To underscore even further the criticality of encouraging more women in AI, consider that the issue is not simply one of intelligent systems that provide us with potentially biased insights or decisions. The fact is that we humans adapt ourselves to work with intelligent systems too. This reflexive behavior mankind exhibits towards systems has been measured and captured in numerous experiments, for example the evolution of the “thumb tribe”; a generation of smartphone users whose hands have mutated to transform their thumb into the dominant, muscular digit.

Think about that for a moment. The human body has rapidly adapted and mutated to a design decision taken by a small group of smartphone designers. This kind of reflexive impact will only grow with AI and it will not be contained to physical responses. It will include mental responses also.

I hold these views for I know the importance of what is at stake from my own experience. The company I work for, SparkCognition, builds AI systems that make a variety of critical decisions for our clients in areas such as Energy, Finance, and Government. The world is adopting Artificial Intelligence at scale, and it is important for us to think through the issue of balance.
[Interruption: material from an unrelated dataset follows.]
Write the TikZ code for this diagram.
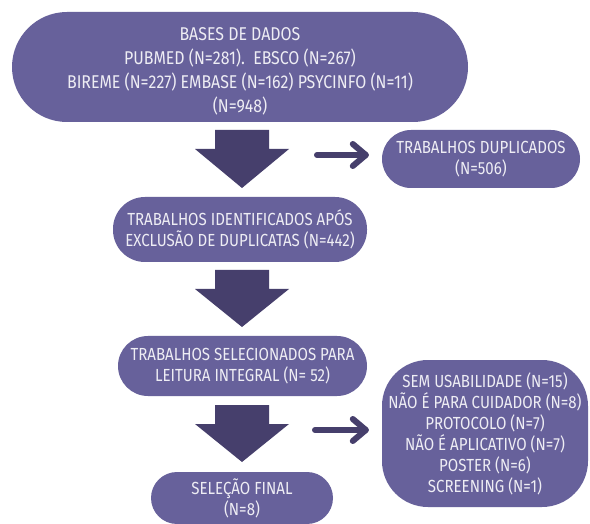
\documentclass[tikz,border=0pt]{standalone}
\usepackage{fontspec}
\setmainfont{Fira Sans}[FakeStretch=0.86]
\definecolor{boxc}{HTML}{67619B}
\definecolor{arrc}{HTML}{463F6C}
\definecolor{txtc}{HTML}{EEEDF4}
\tikzset{
  stad/.style={fill=boxc, text=txtc, inner sep=0pt, align=center,
    font=\fontsize{17.5}{21}\selectfont},
  blk/.style={fill=arrc},
  thin arrow/.style={draw=arrc, line width=6pt, line cap=round, line join=round},
}
\newcommand\blkarrow[4]{% name, x center, y top, y tip
  \fill[blk] (#2-27,#3) -- (#2+27,#3) -- (#2+27,#3+19) -- (#2+47,#3+19)
     -- (#2,#4) -- (#2-47,#3+19) -- (#2-27,#3+19) -- cycle;
  \coordinate (#1) at (#2,#4);}
\begin{document}
\begin{tikzpicture}[x=1pt,y=-1pt]
\useasboundingbox (0,0) rectangle (590,524);
\fill[white] (0,0) rectangle (590,524);
% boxes
\node[stad, minimum width=456pt, minimum height=110pt, rounded corners=55pt]
  (bases) at (240,67) {};
\node[text=txtc, inner sep=0pt, align=center, font=\fontsize{18.5}{24}\selectfont]
  (basestext) at ([yshift=-4pt]bases.center) {BASES DE DADOS\\PUBMED (N=281).\ \ EBSCO (N=267)\\BIREME (N=227) EMBASE (N=162) PSYCINFO (N=11)\\(N=948)};
\node[stad, minimum width=198pt, minimum height=58pt, rounded corners=29pt]
  (dup) at (481,159) {TRABALHOS DUPLICADOS\\(N=506)};
\node[stad, minimum width=254pt, minimum height=65pt, rounded corners=32pt]
  (ident) at (240,229.5) {TRABALHOS IDENTIFICADOS APÓS\\EXCLUSÃO DE DUPLICATAS (N=442)};
\node[stad, minimum width=249pt, minimum height=60pt, rounded corners=30pt]
  (sel) at (242.5,366) {TRABALHOS SELECIONADOS PARA\\LEITURA INTEGRAL (N= 52)};
\node[stad, minimum width=182pt, minimum height=52pt, rounded corners=26pt]
  (final) at (242,498) {SELEÇÃO FINAL\\(N=8)};
\node[stad, minimum width=206pt, minimum height=147pt, rounded corners=46pt]
  (excl) at (485,433.5) {SEM USABILIDADE (N=15)\\NÃO É PARA CUIDADOR (N=8)\\PROTOCOLO (N=7)\\NÃO É APLICATIVO (N=7)\\POSTER (N=6)\\SCREENING (N=1)};
% block arrows
\blkarrow{a1}{242}{130}{188}
\blkarrow{a2}{242}{270}{327}
\blkarrow{a3}{242}{405}{462}
% thin arrows
\coordinate (r1s) at (317,155);
\coordinate (r1e) at (dup.west |- r1s);
\draw[thin arrow] (r1s) -- ([xshift=-16pt]r1e);
\draw[thin arrow] ([xshift=-29pt,yshift=11pt]r1e) -- ([xshift=-16pt]r1e) -- ([xshift=-29pt,yshift=-11pt]r1e);
\coordinate (r2s) at (315,430);
\coordinate (r2e) at (excl.west |- r2s);
\draw[thin arrow] (r2s) -- ([xshift=-16pt]r2e);
\draw[thin arrow] ([xshift=-29pt,yshift=11pt]r2e) -- ([xshift=-16pt]r2e) -- ([xshift=-29pt,yshift=-11pt]r2e);
\end{tikzpicture}
\end{document}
As a woman working in the field of Artificial Intelligence, my hope is that the ideas I’ve presented can serve as a rational call to action; incentive for both men and women to encourage a gender balance in the AI community. Any realization of this hope will come only from women taking a more active interest in science in general, and AI in particular, and men realizing that an active approach to being inclusive has the potential to make our collective work - the systems we build - better. And that is a worthy goal for any scientist of engineer - man or woman - to vigorously pursue.